# TASK PROMPT
Extract word for word the lines of the listing from its start to the line holding "var groupColors = ['#F6B721', '#22ADE6', '#F28D1B', '#1C86C6'];", both ends kept; pictures are not part of the copy.

# GIVEN DATA
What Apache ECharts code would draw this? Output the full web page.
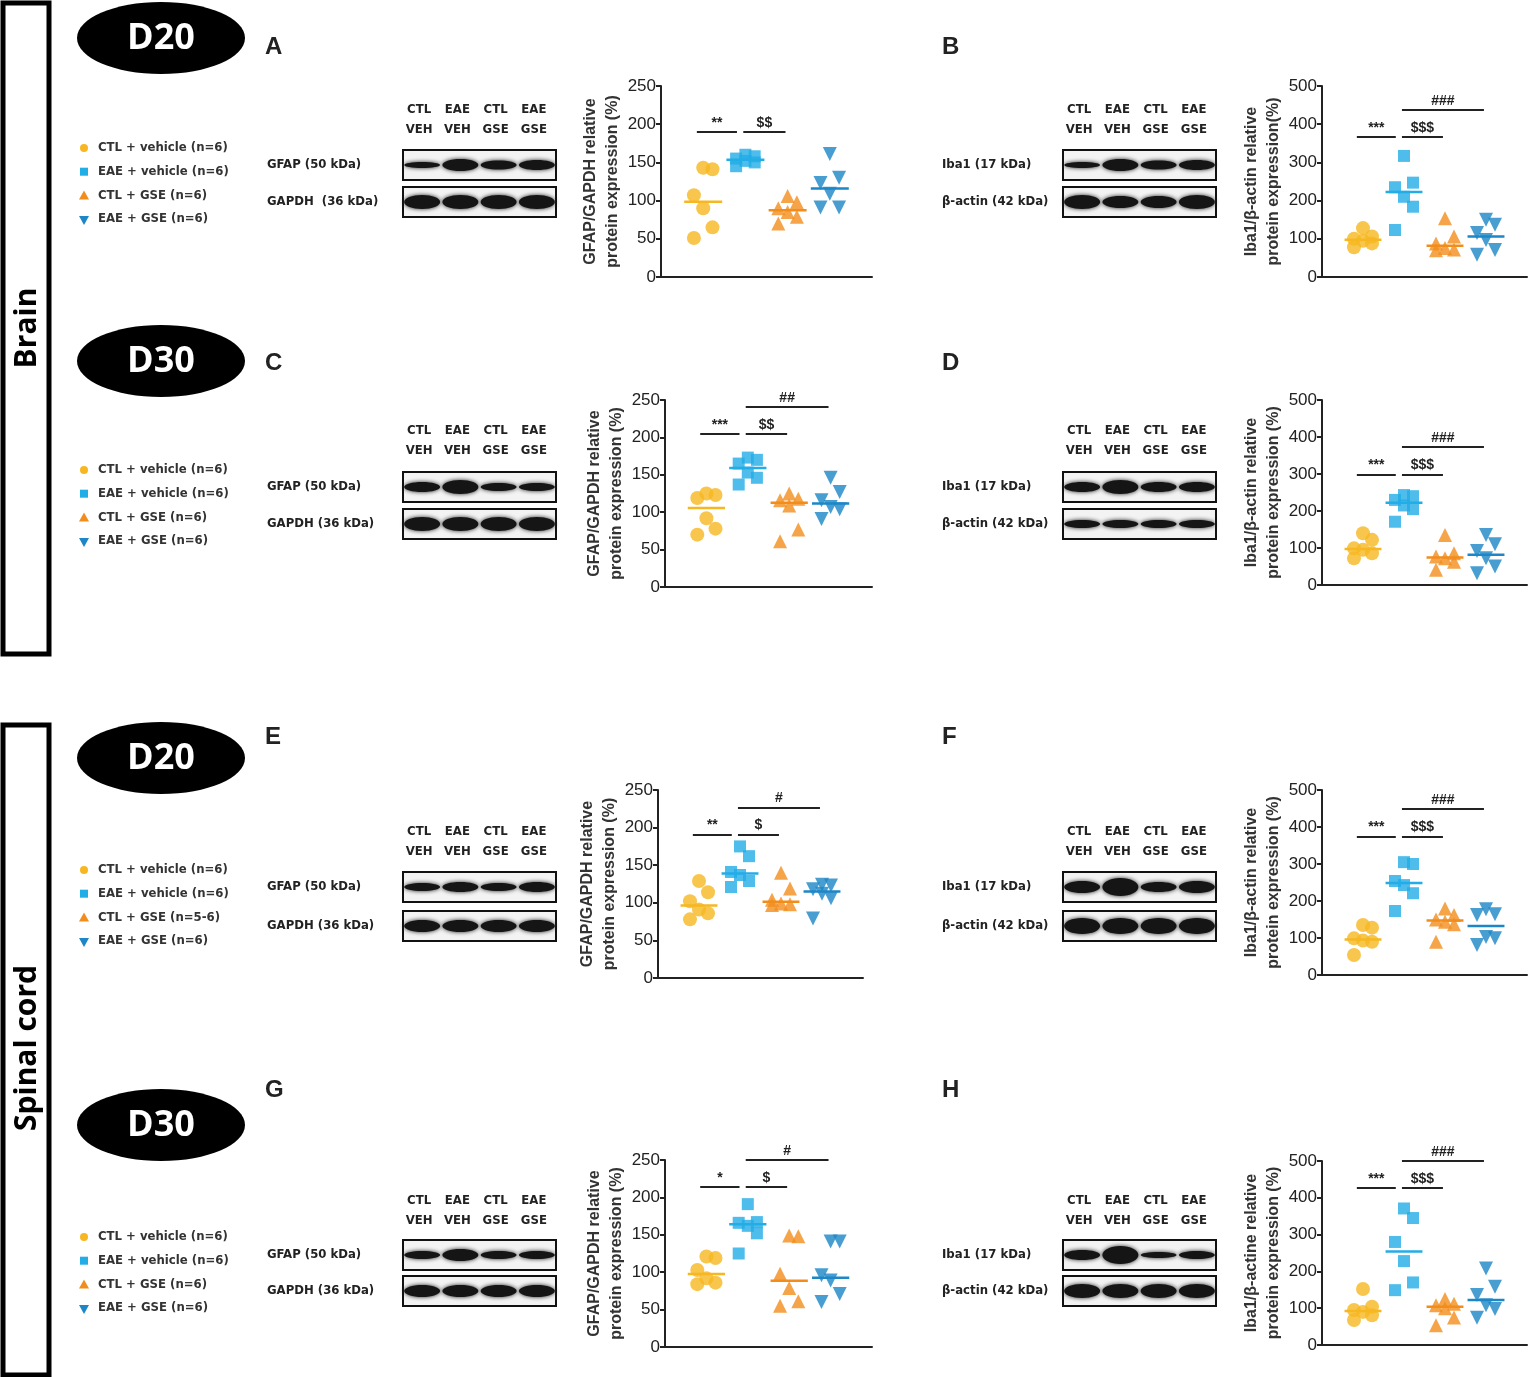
<!DOCTYPE html>
<html>
<head>
<meta charset="utf-8">
<script src="https://cdn.jsdelivr.net/npm/echarts@6/dist/echarts.min.js"></script>
<style>
html,body{margin:0;padding:0;background:#fff}
#main{width:1535px;height:1377px}
</style>
</head>
<body>
<div id="main"></div>
<script>
// groups and colours
var groupNames = ['CTL + vehicle', 'EAE + vehicle', 'CTL + GSE', 'EAE + GSE'];
var groupColors = ['#F6B721', '#22ADE6', '#F28D1B', '#1C86C6'];

// values (each panel: 4 groups x 6 animals)
var gfapBrainD20   = [[51, 65, 90, 107, 141, 143], [145, 150, 152, 155, 158, 160], [70, 79, 85, 90, 98, 106], [91, 91, 109, 123, 130, 161]];
var iba1BrainD20   = [[78, 88, 95, 100, 106, 128], [123, 184, 210, 235, 247, 317], [70, 72, 76, 88, 106, 154], [58, 71, 97, 115, 137, 150]];
var gfapBrainD30   = [[70, 78, 92, 119, 123, 125], [137, 146, 153, 165, 170, 173], [61, 77, 109, 116, 118, 125], [91, 104, 107, 116, 127, 146]];
var iba1BrainD30   = [[72, 86, 95, 99, 122, 140], [171, 205, 215, 230, 240, 243], [41, 63, 72, 77, 86, 135], [32, 50, 72, 92, 110, 135]];
var gfapSpinalD20  = [[78, 86, 91, 102, 114, 129], [121, 129, 137, 141, 162, 175], [97, 98, 99, 104, 119, 140], [79, 106, 112, 118, 123, 124]];
var iba1SpinalD20  = [[54, 90, 93, 99, 128, 135], [173, 221, 243, 254, 300, 305], [90, 137, 144, 150, 162, 180], [81, 99, 103, 162, 164, 178]];
var gfapSpinalD30  = [[84, 86, 92, 103, 119, 121], [125, 152, 162, 166, 167, 191], [55, 61, 79, 98, 148, 149], [60, 71, 89, 96, 141, 141]];
var iba1SpinalD30  = [[68, 81, 90, 95, 104, 152], [149, 170, 228, 280, 345, 371], [54, 75, 100, 108, 112, 125], [74, 98, 108, 136, 158, 208]];

// significance marks: [text, height]
var sigA = [['**', 190], ['$$', 190]];
var sigB = [['***', 367], ['$$$', 367], ['###', 437]];
var sigC = [['***', 205], ['$$', 205], ['##', 241]];
var sigD = [['***', 299], ['$$$', 299], ['###', 373]];
var sigE = [['**', 191], ['$', 191], ['#', 227]];
var sigF = [['***', 374], ['$$$', 374], ['###', 449]];
var sigG = [['*', 214], ['$', 214], ['#', 250]];
var sigH = [['***', 427], ['$$$', 427], ['###', 500]];

var panelData = [gfapBrainD20, iba1BrainD20, gfapBrainD30, iba1BrainD30, gfapSpinalD20, iba1SpinalD20, gfapSpinalD30, iba1SpinalD30];
var panelSig = [sigA, sigB, sigC, sigD, sigE, sigF, sigG, sigH];
var panelMax = [250, 500, 250, 500, 250, 500, 250, 500];
var panelYName = [
  'GFAP/GAPDH relative\nprotein expression (%)',
  'Iba1/\u03b2-actin relative\nprotein expression(%)',
  'GFAP/GAPDH relative\nprotein expression (%)',
  'Iba1/\u03b2-actin relative\nprotein expression (%)',
  'GFAP/GAPDH relative\nprotein expression (%)',
  'Iba1/\u03b2-actin relative\nprotein expression (%)',
  'GFAP/GAPDH relative\nprotein expression (%)',
  'Iba1/\u03b2-actine relative\nprotein expression (%)'
];

var grids = [
  {left: 661, top: 86, width: 211, height: 191},
  {left: 1322, top: 86, width: 205, height: 191},
  {left: 665, top: 400, width: 207, height: 187},
  {left: 1322, top: 400, width: 205, height: 185},
  {left: 658, top: 790, width: 205, height: 188},
  {left: 1322, top: 790, width: 205, height: 185},
  {left: 665, top: 1160, width: 207, height: 187},
  {left: 1322, top: 1161, width: 205, height: 184}
];

var jitter = [-0.22, 0.22, 0, -0.22, 0.22, 0];
var sigSpans = [[0.85, 1.8], [1.95, 2.95], [1.95, 3.95]];
var symbolOf = ['circle', 'rect', 'triangle', 'triangle'];
var NARROW = '"Liberation Sans Narrow","DejaVu Sans Condensed",sans-serif';
var ARIAL = 'Arial, "Liberation Sans", sans-serif';

function median(a) {
  var s = a.slice().sort(function (x, y) { return x - y; });
  var m = Math.floor(s.length / 2);
  return s.length % 2 ? s[m] : (s[m - 1] + s[m]) / 2;
}

var xAxes = [], yAxes = [], series = [];
panelData.forEach(function (groups, p) {
  xAxes.push({
    gridIndex: p, type: 'value', min: 0, max: 5,
    axisLine: {lineStyle: {color: '#222', width: 2}},
    axisTick: {show: false}, axisLabel: {show: false}, splitLine: {show: false}
  });
  yAxes.push({
    gridIndex: p, type: 'value', min: 0, max: panelMax[p], interval: panelMax[p] / 5,
    name: panelYName[p], nameLocation: 'middle', nameGap: 33,
    nameTextStyle: {fontFamily: ARIAL, fontSize: 16, fontWeight: 'bold', color: '#333', lineHeight: 22},
    axisLine: {show: true, lineStyle: {color: '#222', width: 2}},
    axisTick: {show: true, length: 5, lineStyle: {color: '#222', width: 2}},
    axisLabel: {fontFamily: ARIAL, fontSize: 17, color: '#222', margin: 5},
    splitLine: {show: false}
  });
  groups.forEach(function (vals, g) {
    var s = {
      type: 'scatter', xAxisIndex: p, yAxisIndex: p,
      symbol: symbolOf[g], symbolSize: g === 1 ? 12 : 14,
      symbolRotate: g === 3 ? 180 : 0,
      itemStyle: {color: groupColors[g]},
      data: vals.map(function (v, i) { return [g + 1 + jitter[i], v]; }),
      z: 3
    };
    if (g === 0) {
      s.markLine = {
        silent: true, symbol: 'none', animation: false,
        lineStyle: {color: '#222', width: 2, type: 'solid'},
        label: {show: true, position: 'middle', color: '#222',
          formatter: function (prm) { return prm.name; },
          fontSize: 14, fontWeight: 'bold', distance: 2},
        data: panelSig[p].map(function (sg, k) {
          return [{name: sg[0], coord: [sigSpans[k][0], sg[1]]}, {coord: [sigSpans[k][1], sg[1]]}];
        })
      };
    }
    series.push(s);
    var m = median(vals);
    series.push({
      type: 'line', xAxisIndex: p, yAxisIndex: p, symbol: 'none',
      lineStyle: {color: groupColors[g], width: 2.5},
      data: [[g + 1 - 0.45, m], [g + 1 + 0.45, m]], z: 4
    });
  });
});

// decorative parts: ovals, frames, legends, blots
var rows = [
  {letterY: 47, colY: 110, legY: 148, b1: 165, b2: 202, day: 'D20', ovalY: 38, third: 'CTL + GSE (n=6)', gapdh: 'GAPDH  (36 kDa)',
   gfapBands: [3, 6, 4.5, 5], gapdhBands: [7, 7, 7, 7], ibaBands: [3, 6, 4.5, 5], actinBands: [7, 6, 6, 7]},
  {letterY: 363, colY: 431, legY: 470, b1: 487, b2: 524, day: 'D30', ovalY: 361, third: 'CTL + GSE (n=6)', gapdh: 'GAPDH (36 kDa)',
   gfapBands: [5, 7, 4, 4], gapdhBands: [7, 7, 7, 7], ibaBands: [5, 7, 5, 5], actinBands: [4, 4, 4, 4]},
  {letterY: 737, colY: 832, legY: 870, b1: 887, b2: 926, day: 'D20', ovalY: 758, third: 'CTL + GSE (n=5-6)', gapdh: 'GAPDH (36 kDa)',
   gfapBands: [4, 5, 4, 5], gapdhBands: [6, 6, 6, 6], ibaBands: [6, 9, 5, 6], actinBands: [8, 8, 8, 8]},
  {letterY: 1090, colY: 1201, legY: 1237, b1: 1255, b2: 1291, day: 'D30', ovalY: 1125, third: 'CTL + GSE (n=6)', gapdh: 'GAPDH (36 kDa)',
   gfapBands: [4, 6, 4, 4], gapdhBands: [6, 6, 6, 6], ibaBands: [5, 9, 3, 4], actinBands: [7, 7, 7, 7]}
];
var letters = [['A', 'B'], ['C', 'D'], ['E', 'F'], ['G', 'H']];
var laneTop = ['CTL', 'EAE', 'CTL', 'EAE'];
var laneBottom = ['VEH', 'VEH', 'GSE', 'GSE'];

var gfx = [];
function txt(x, y, t, size, opts) {
  gfx.push({type: 'text', x: x, y: y, style: Object.assign({text: t, fontSize: size, fill: '#222',
    fontFamily: NARROW, fontWeight: 'bold', textVerticalAlign: 'middle'}, opts || {})});
}
function blot(x, cy, bands) {
  var w = 153, h = 30;
  gfx.push({type: 'rect', shape: {x: x, y: cy - h / 2, width: w, height: h},
    style: {fill: '#f3f3f3', stroke: '#111', lineWidth: 2}});
  bands.forEach(function (t, i) {
    gfx.push({type: 'ellipse', shape: {cx: x + w * (i + 0.5) / 4, cy: cy, rx: 18, ry: t},
      style: {fill: '#151515', shadowBlur: 4, shadowColor: '#222'}});
  });
}
function lanes(x, y) {
  for (var i = 0; i < 4; i++) {
    var cx = x + 153 * (i + 0.5) / 4 - 3;
    txt(cx, y, laneTop[i], 13, {textAlign: 'center'});
    txt(cx, y + 20, laneBottom[i], 13, {textAlign: 'center'});
  }
}

rows.forEach(function (r, k) {
  gfx.push({type: 'ellipse', shape: {cx: 161, cy: r.ovalY, rx: 84, ry: 36}, style: {fill: '#000'}});
  txt(161, r.ovalY + 1, r.day, 36, {fill: '#fff', textAlign: 'center', fontFamily: '"Open Sans", "DejaVu Sans", sans-serif'});
  txt(265, r.letterY, letters[k][0], 24, {fontFamily: ARIAL, textAlign: 'left'});
  txt(942, r.letterY, letters[k][1], 24, {fontFamily: ARIAL, textAlign: 'left'});
  // legend
  var legTexts = [groupNames[0] + ' (n=6)', groupNames[1] + ' (n=6)', r.third, groupNames[3] + ' (n=6)'];
  legTexts.forEach(function (t, i) {
    var y = r.legY + i * 23.7, x = 84;
    if (i === 0) gfx.push({type: 'circle', shape: {cx: x, cy: y, r: 4}, style: {fill: groupColors[0]}});
    if (i === 1) gfx.push({type: 'rect', shape: {x: x - 4, y: y - 4, width: 8, height: 8}, style: {fill: groupColors[1]}});
    if (i === 2) gfx.push({type: 'polygon', shape: {points: [[x, y - 5], [x + 5, y + 4], [x - 5, y + 4]]}, style: {fill: groupColors[2]}});
    if (i === 3) gfx.push({type: 'polygon', shape: {points: [[x - 5, y - 3], [x + 5, y - 3], [x, y + 6]]}, style: {fill: groupColors[3]}});
    txt(98, y, t, 13, {fill: '#333'});
  });
  // left blot
  lanes(403, r.colY);
  txt(267, r.b1, 'GFAP (50 kDa)', 13);
  txt(267, r.b2, r.gapdh, 13);
  blot(403, r.b1, r.gfapBands);
  blot(403, r.b2, r.gapdhBands);
  // right blot
  lanes(1063, r.colY);
  txt(942, r.b1, 'Iba1 (17 kDa)', 13);
  txt(942, r.b2, '\u03b2-actin (42 kDa)', 13);
  blot(1063, r.b1, r.ibaBands);
  blot(1063, r.b2, r.actinBands);
});

// tissue frames
gfx.push({type: 'rect', shape: {x: 3, y: 3, width: 46, height: 651}, style: {fill: 'none', stroke: '#000', lineWidth: 5}});
gfx.push({type: 'text', x: 27, y: 328, rotation: Math.PI / 2,
  style: {text: 'Brain', fontSize: 30, fontWeight: 'bold', fill: '#000', textAlign: 'center', textVerticalAlign: 'middle',
    fontFamily: '"Open Sans", "DejaVu Sans", sans-serif'}});
gfx.push({type: 'rect', shape: {x: 3, y: 725, width: 46, height: 650}, style: {fill: 'none', stroke: '#000', lineWidth: 5}});
gfx.push({type: 'text', x: 27, y: 1048, rotation: Math.PI / 2,
  style: {text: 'Spinal cord', fontSize: 30, fontWeight: 'bold', fill: '#000', textAlign: 'center', textVerticalAlign: 'middle',
    fontFamily: '"Open Sans", "DejaVu Sans", sans-serif'}});

var chart = echarts.init(document.getElementById('main'));
chart.setOption({
  animation: false,
  backgroundColor: '#fff',
  grid: grids,
  xAxis: xAxes,
  yAxis: yAxes,
  series: series,
  graphic: gfx
});
</script>
</body>
</html>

# RESULT BELOW
What Apache ECharts code would draw this? Output the full web page.
<!DOCTYPE html>
<html>
<head>
<meta charset="utf-8">
<script src="https://cdn.jsdelivr.net/npm/echarts@6/dist/echarts.min.js"></script>
<style>
html,body{margin:0;padding:0;background:#fff}
#main{width:1535px;height:1377px}
</style>
</head>
<body>
<div id="main"></div>
<script>
// groups and colours
var groupNames = ['CTL + vehicle', 'EAE + vehicle', 'CTL + GSE', 'EAE + GSE'];
var groupColors = ['#F6B721', '#22ADE6', '#F28D1B', '#1C86C6'];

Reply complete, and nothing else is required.